Ohmic Electron Injection into Organic Semiconductors by Solution-Processed and Evaporated Organic Interlayers

Efficient electron injection from an electrode into an organic semiconductor remains a problem to solve for efficient organic semiconductor devices. In this work, a general method is presented to form an ohmic electron contact by inserting a thin organic interlayer between the metal electrode and the organic semiconductor. It is demonstrated that inserting an interlayer of a few nanometers of an organic semiconductor with a lower electron affinity than the transport material can improve the injected electron current by over three orders of magnitude. The electron current becomes space-charge limited, demonstrating that the interlayer-enhanced contact is ohmic. The ohmic-contact formation by inserting a thin interlayer is ascribed to the elimination of barrier formation as a result of direct contact between the metal and organic semiconductor.

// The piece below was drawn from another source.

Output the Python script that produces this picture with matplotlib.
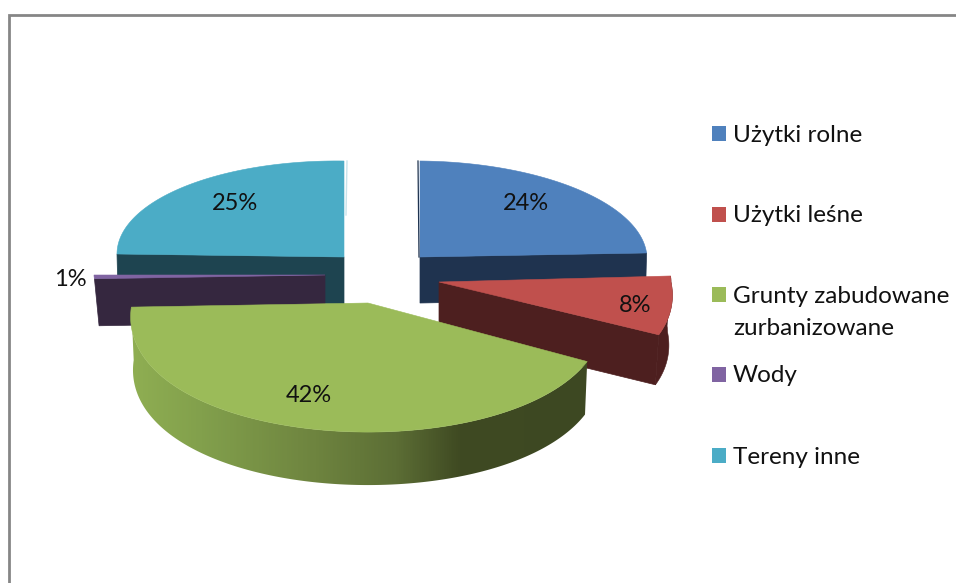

Additionally, it is demonstrated that it is possible to achieve solution processing of such interlayers on top of organic semiconductors. The method is generalized for different interlayer materials as well as for different organic semiconductors, providing a general method for ohmic electron injection in organic devices.

Automated summary

A general method is proposed to achieve an ohmic electron contact in organic semiconductor devices by inserting a thin organic interlayer between the metal electrode and the organic semiconductor. It is demonstrated that this interlayer can significantly enhance the injected electron current by over three orders of magnitude. The formation of an ohmic contact is attributed to the elimination of barrier formation through direct contact between the metal and organic semiconductor. Additionally, it is shown that solution processing of such interlayers on top of organic semiconductors is feasible.